After two months of strikes over wages and work rules, an agreement has been reached to provide the terms for a settlement of the labor disputes between dockworkers and the Port of Liverpool. While not providing details, both sides are confirming that an agreement has been reached which would prevent another strike planned for next week.
“Peel Ports Group, which operates the Port of Liverpool’s container terminals alongside Terminal Investments Limited, is pleased to announce that an agreed proposal has been reached with Unite the Union that will be fully recommended to its members,” the Liverpool port operator said in a brief statement on November 8.
Neither side commented on the specifics of the agreement with reports saying that final details were still being resolved. Peel Ports had contended that its final offer amount to a 10 percent increase for many of the 600 port employees while Unite consistently refused the offers saying they were for less and did not meet the UK’s rate of consumer inflation which is currently above 12 percent.
Talks between the two sides deadlocked in August leading to the first strike lasting two weeks in mid-September. Workers again returned to the picket line in October with the latest job action ending at the beginning of this week. The union had already filed notice with Peel for plans for a fourth one-week strike due to begin November 14.
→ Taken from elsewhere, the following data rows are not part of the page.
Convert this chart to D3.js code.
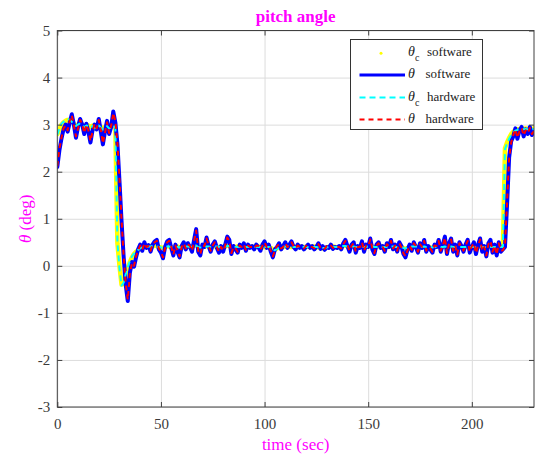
<!DOCTYPE html>
<html><head><meta charset="utf-8">
<script src="https://cdn.jsdelivr.net/npm/d3@7"></script>
<style>body{margin:0;background:#fff}svg{display:block}</style>
</head><body><svg id="c" width="535" height="458"></svg>
<script>
const xTicks=[0,50,100,150,200];
const yTicks=[-3,-2,-1,0,1,2,3,4,5];
const seriesNames=["software","software","hardware","hardware"];
const time=d3.range(0,231,1);

const thetaCSoftware=[
2.80,2.90,3.00,3.05,3.08,3.10,3.10,3.08,3.02,2.98,
3.00,3.05,3.00,2.95,3.00,2.98,2.95,2.98,2.92,2.95,
3.00,2.95,2.90,2.95,2.98,2.92,2.95,3.00,2.95,0.48,
0.00,-0.40,-0.38,-0.20,-0.05,0.08,0.18,0.25,0.30,0.33,
0.36,0.38,0.40,0.41,0.40,0.42,0.41,0.43,0.42,0.40,0.39,
0.38,0.40,0.42,0.41,0.39,0.38,0.40,0.41,0.39,0.38,
0.40,0.42,0.41,0.40,0.41,0.43,0.44,0.40,0.38,0.39,
0.41,0.42,0.41,0.40,0.40,0.42,0.41,0.39,0.38,0.40,
0.41,0.43,0.42,0.40,0.39,0.40,0.41,0.40,0.40,0.41,
0.40,0.39,0.40,0.41,0.40,0.40,0.41,0.40,0.39,0.40,
0.41,0.40,0.38,0.35,0.34,0.37,0.40,0.41,0.40,0.41,
0.42,0.41,0.40,0.41,0.40,0.40,0.41,0.40,0.40,0.40,
0.41,0.40,0.40,0.41,0.40,0.39,0.38,0.37,0.38,0.39,
0.40,0.40,0.41,0.40,0.39,0.40,0.41,0.42,0.43,0.42,
0.40,0.41,0.42,0.40,0.39,0.41,0.42,0.40,0.40,0.41,
0.43,0.41,0.39,0.40,0.42,0.41,0.40,0.39,0.41,0.40,
0.42,0.41,0.40,0.39,0.41,0.40,0.38,0.36,0.38,0.40,
0.41,0.42,0.41,0.40,0.41,0.40,0.42,0.40,0.40,0.39,
0.38,0.40,0.41,0.42,0.40,0.40,0.42,0.40,0.40,0.42,
0.40,0.40,0.38,0.40,0.41,0.40,0.40,0.42,0.40,0.39,
0.40,0.39,0.40,0.42,0.40,0.40,0.38,0.40,0.41,0.39,
0.40,0.38,0.40,0.39,0.40,
2.50,2.62,2.72,2.80,2.85,2.88,2.90,2.90,2.92,2.90,2.92,2.90,2.92,2.90,2.92];

const thetaSoftware=[
2.10,2.45,2.70,2.90,3.00,2.85,3.05,3.22,3.00,2.72,
2.95,3.12,3.00,2.80,3.02,2.85,2.62,2.88,3.00,2.90,
3.12,2.85,2.58,2.85,3.08,2.80,2.95,3.28,3.05,2.60,
1.80,0.95,0.20,-0.40,-0.75,-0.15,0.08,-0.02,0.18,0.35,
0.45,0.32,0.50,0.38,0.44,0.30,0.45,0.52,0.55,0.35,
0.28,0.16,0.40,0.52,0.55,0.38,0.22,0.45,0.30,0.18,
0.42,0.50,0.35,0.48,0.40,0.30,0.55,0.78,0.30,0.22,
0.45,0.40,0.60,0.42,0.30,0.45,0.52,0.38,0.28,0.42,
0.30,0.45,0.62,0.55,0.25,0.42,0.35,0.28,0.45,0.38,
0.48,0.32,0.45,0.38,0.42,0.35,0.45,0.40,0.32,0.45,
0.52,0.38,0.45,0.30,0.18,0.35,0.40,0.48,0.35,0.42,
0.50,0.38,0.45,0.52,0.40,0.35,0.45,0.38,0.42,0.35,
0.40,0.45,0.38,0.42,0.35,0.40,0.48,0.36,0.42,0.34,
0.40,0.38,0.45,0.36,0.40,0.38,0.42,0.35,0.48,0.55,
0.42,0.30,0.45,0.50,0.28,0.42,0.38,0.52,0.30,0.45,
0.40,0.58,0.35,0.25,0.45,0.50,0.38,0.42,0.30,0.48,
0.40,0.55,0.35,0.45,0.30,0.50,0.42,0.25,0.18,0.35,
0.45,0.32,0.50,0.40,0.28,0.48,0.38,0.55,0.30,0.42,
0.35,0.28,0.45,0.40,0.55,0.30,0.45,0.62,0.25,0.48,
0.58,0.30,0.45,0.22,0.50,0.42,0.30,0.45,0.55,0.28,
0.40,0.50,0.25,0.45,0.58,0.30,0.42,0.20,0.48,0.55,
0.28,0.45,0.22,0.50,0.30,0.35,0.40,1.30,2.30,2.65,
2.75,2.92,2.70,2.88,2.95,2.75,2.90,2.80,2.95,2.78,2.88];

const thetaCHardware=[
2.78,2.92,3.02,3.06,3.10,3.12,3.10,3.06,3.00,2.97,
3.00,3.03,2.98,2.95,2.98,2.97,2.93,2.97,2.92,2.94,
2.98,2.94,2.90,2.93,2.97,2.92,2.94,2.98,2.94,0.50,
-0.05,-0.42,-0.36,-0.18,-0.03,0.10,0.20,0.26,0.31,0.34,
0.37,0.39,0.40,0.40,0.41,0.41,0.42,0.42,0.41,0.40,0.39,
0.39,0.40,0.41,0.41,0.40,0.39,0.40,0.40,0.39,0.39,
0.40,0.41,0.41,0.40,0.41,0.42,0.43,0.40,0.39,0.39,
0.40,0.41,0.41,0.40,0.40,0.41,0.41,0.40,0.39,0.40,
0.41,0.42,0.42,0.40,0.39,0.40,0.40,0.40,0.40,0.40,
0.40,0.40,0.40,0.40,0.40,0.40,0.40,0.40,0.40,0.40,
0.40,0.40,0.38,0.34,0.33,0.36,0.39,0.40,0.40,0.41,
0.41,0.41,0.40,0.40,0.40,0.40,0.40,0.40,0.40,0.40,
0.40,0.40,0.40,0.40,0.40,0.39,0.38,0.38,0.38,0.39,
0.40,0.40,0.40,0.40,0.40,0.40,0.41,0.42,0.42,0.41,
0.40,0.41,0.41,0.40,0.40,0.41,0.41,0.40,0.40,0.41,
0.42,0.41,0.40,0.40,0.41,0.41,0.40,0.40,0.40,0.40,
0.41,0.41,0.40,0.40,0.40,0.40,0.38,0.37,0.38,0.40,
0.41,0.41,0.41,0.40,0.40,0.40,0.41,0.40,0.40,0.40,
0.39,0.40,0.41,0.41,0.40,0.40,0.41,0.40,0.40,0.41,
0.40,0.40,0.39,0.40,0.40,0.40,0.40,0.41,0.40,0.40,
0.40,0.40,0.40,0.41,0.40,0.40,0.39,0.40,0.40,0.40,
0.40,0.39,0.40,0.40,0.40,
2.48,2.60,2.70,2.78,2.84,2.87,2.89,2.90,2.91,2.90,2.91,2.90,2.91,2.90,2.91];

const thetaHardware=[
2.12,2.48,2.72,2.92,2.98,2.88,3.08,3.20,2.98,2.75,
2.92,3.10,3.02,2.82,3.00,2.88,2.65,2.85,3.02,2.92,
3.10,2.88,2.60,2.82,3.05,2.82,2.98,3.25,3.08,2.62,
1.85,0.98,0.22,-0.38,-0.72,-0.18,0.06,0.00,0.20,0.33,
0.43,0.34,0.48,0.40,0.42,0.32,0.47,0.50,0.53,0.37,
0.30,0.18,0.38,0.50,0.53,0.40,0.24,0.43,0.32,0.20,
0.40,0.48,0.37,0.46,0.42,0.32,0.53,0.75,0.32,0.24,
0.43,0.42,0.58,0.44,0.32,0.43,0.50,0.40,0.30,0.40,
0.32,0.43,0.60,0.53,0.27,0.40,0.37,0.30,0.43,0.40,
0.46,0.34,0.43,0.40,0.40,0.37,0.43,0.42,0.34,0.43,
0.50,0.40,0.43,0.32,0.20,0.33,0.42,0.46,0.37,0.40,
0.48,0.40,0.43,0.50,0.42,0.37,0.43,0.40,0.40,0.37,
0.42,0.43,0.40,0.40,0.37,0.42,0.46,0.38,0.40,0.36,
0.42,0.40,0.43,0.38,0.42,0.40,0.40,0.37,0.46,0.53,
0.44,0.32,0.43,0.48,0.30,0.40,0.40,0.50,0.32,0.43,
0.42,0.56,0.37,0.27,0.43,0.48,0.40,0.40,0.32,0.46,
0.42,0.53,0.37,0.43,0.32,0.48,0.40,0.27,0.20,0.33,
0.43,0.34,0.48,0.42,0.30,0.46,0.40,0.53,0.32,0.40,
0.37,0.30,0.43,0.42,0.53,0.32,0.43,0.60,0.27,0.46,
0.56,0.32,0.43,0.24,0.48,0.40,0.32,0.43,0.53,0.30,
0.42,0.48,0.27,0.43,0.56,0.32,0.40,0.22,0.46,0.53,
0.30,0.43,0.24,0.48,0.32,0.33,0.42,1.35,2.28,2.62,
2.78,2.90,2.72,2.86,2.93,2.77,2.88,2.82,2.93,2.80,2.86];

const FONT='"Liberation Serif","Times New Roman",serif';
const m={l:57.3,r:534,t:30.5,b:407};
const x=d3.scaleLinear().domain([0,230]).range([m.l,m.r]);
const y=d3.scaleLinear().domain([-3,5]).range([m.b,m.t]);
const svg=d3.select('#c');

// grid
svg.append('g').attr('transform',`translate(0,${m.b})`)
  .call(d3.axisBottom(x).tickValues(xTicks).tickSize(-(m.b-m.t)).tickFormat(''))
  .call(g=>{g.select('.domain').remove();g.selectAll('line').attr('stroke','#dcdcdc');});
svg.append('g').attr('transform',`translate(${m.l},0)`)
  .call(d3.axisLeft(y).tickValues(yTicks).tickSize(-(m.r-m.l)).tickFormat(''))
  .call(g=>{g.select('.domain').remove();g.selectAll('line').attr('stroke','#dcdcdc');});

// clip
svg.append('clipPath').attr('id','clip').append('rect')
  .attr('x',m.l).attr('y',m.t).attr('width',m.r-m.l).attr('height',m.b-m.t);

const line=d3.line().x((d,i)=>x(time[i])).y(d=>y(d));
const plot=svg.append('g').attr('clip-path','url(#clip)');
const styles=[
 {data:thetaCSoftware,color:'#ffff00',w:4.5,dash:null},
 {data:thetaSoftware,color:'#0000ff',w:4,dash:null},
 {data:thetaCHardware,color:'#00ffff',w:2,dash:'6 4'},
 {data:thetaHardware,color:'#ff0000',w:2,dash:'5 4'}
];
styles.forEach(s=>{
  plot.append('path').attr('d',line(s.data)).attr('fill','none')
    .attr('stroke',s.color).attr('stroke-width',s.w)
    .attr('stroke-linejoin','round').attr('stroke-linecap',s.dash?'butt':'round')
    .attr('stroke-dasharray',s.dash);
});

// axes box + ticks
const tickCol='#404040';
function styleAx(g){
  g.select('.domain').remove();
  g.selectAll('line').attr('stroke',tickCol);
  g.selectAll('text').attr('font-family',FONT).attr('font-size',15).attr('fill','#3a3a3a');
}
svg.append('g').attr('transform',`translate(0,${m.b})`)
  .call(d3.axisBottom(x).tickValues(xTicks).tickSizeInner(-5).tickSizeOuter(0).tickPadding(11).tickFormat(d=>String(d)))
  .call(styleAx);
svg.append('g').attr('transform',`translate(0,${m.t})`)
  .call(d3.axisTop(x).tickValues(xTicks).tickSizeInner(-5).tickSizeOuter(0).tickFormat(''))
  .call(styleAx);
svg.append('g').attr('transform',`translate(${m.l},0)`)
  .call(d3.axisLeft(y).tickValues(yTicks).tickSizeInner(-5).tickSizeOuter(0).tickPadding(7).tickFormat(d=>String(d)))
  .call(styleAx);
svg.append('g').attr('transform',`translate(${m.r},0)`)
  .call(d3.axisRight(y).tickValues(yTicks).tickSizeInner(-5).tickSizeOuter(0).tickFormat(''))
  .call(styleAx);
svg.append('rect').attr('x',m.l).attr('y',m.t).attr('width',m.r-m.l).attr('height',m.b-m.t)
  .attr('fill','none').attr('stroke',tickCol).attr('stroke-width',1);

// title and labels
svg.append('text').attr('x',(m.l+m.r)/2).attr('y',22).attr('text-anchor','middle')
  .attr('font-family',FONT).attr('font-weight','bold').attr('font-size',17).attr('fill','#ff00ff').text('pitch angle');
svg.append('text').attr('x',(m.l+m.r)/2).attr('y',450).attr('text-anchor','middle')
  .attr('font-family',FONT).attr('font-size',17).attr('fill','#ff00ff').text('time (sec)');
const yl=svg.append('text').attr('transform',`translate(31,${(m.t+m.b)/2}) rotate(-90)`).attr('text-anchor','middle')
  .attr('font-family',FONT).attr('font-size',17).attr('fill','#ff00ff');
yl.append('tspan').attr('font-style','italic').text('θ');
yl.append('tspan').text(' (deg)');

// legend
const lg=svg.append('g');
lg.append('rect').attr('x',350.5).attr('y',39.5).attr('width',132).attr('height',90)
  .attr('fill','#fff').attr('stroke','#333').attr('stroke-width',1);
const rows=[53.2,75.1,97.5,119.5];
const subs=[true,false,true,false];
styles.forEach((s,i)=>{
  const ry=rows[i];
  if(i===0){
    lg.append('circle').attr('cx',381).attr('cy',ry).attr('r',1.5).attr('fill',s.color);
  } else {
    lg.append('line').attr('x1',359.5).attr('x2',405).attr('y1',ry).attr('y2',ry)
      .attr('stroke',s.color).attr('stroke-width',i===1?3:2).attr('stroke-dasharray',s.dash);
  }
  const t=lg.append('text').attr('x',408).attr('y',ry+3).attr('font-family',FONT).attr('font-size',14).attr('fill','#222');
  t.append('tspan').attr('font-style','italic').text('θ');
  if(subs[i]) t.append('tspan').attr('font-size',10).attr('dy',5).text('c');
  lg.append('text').attr('x',subs[i]?427:425.5).attr('y',ry+3).attr('font-family',FONT).attr('font-size',13).attr('fill','#222').text(seriesNames[i]);
});
</script>
</body></html>
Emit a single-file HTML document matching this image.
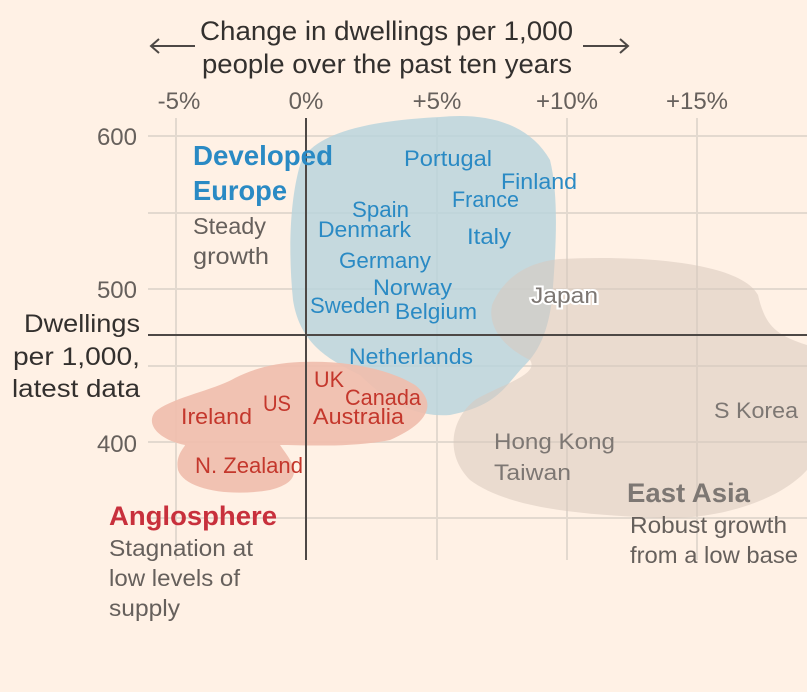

According to the statement, Peel Ports’ chief operating officer, David Huck, and Unite the Unions’ National Officer for Transport, Bobby Morton, confirmed that the planned strike will be postponed. Peel said it understands that the union leadership will recommend the agreement to its members for a vote later this week.
While not as large as Felixstowe, the Port of Liverpool, which operates two container terminals, is one of the primary ports in the west which also have links to Scotland, Ireland, and inland ports along the Manchester Ship Canal. The port handles approximately 75,000 TEU a month with on average 60 ship calls.
The past few months have seen an increase in labor disputes impacting key ports in Europe. In addition to the strikes at Liverpool, Unite also stagged two strikes at Felixstowe and remains in contract negotiations with the port operated by HK Hutchison. At the same time, today, November 9, trade unions across Belgium are staging a one-day strike. About half the tugboats in the Port of Antwerp have joined the strike causing delays but port executives as saying the port continues to operate and that there have been no delays at the Port of Zeebrugge. Germany also experienced its first port strikes in many years during the summer months before reaching terms with the unions on a new contract.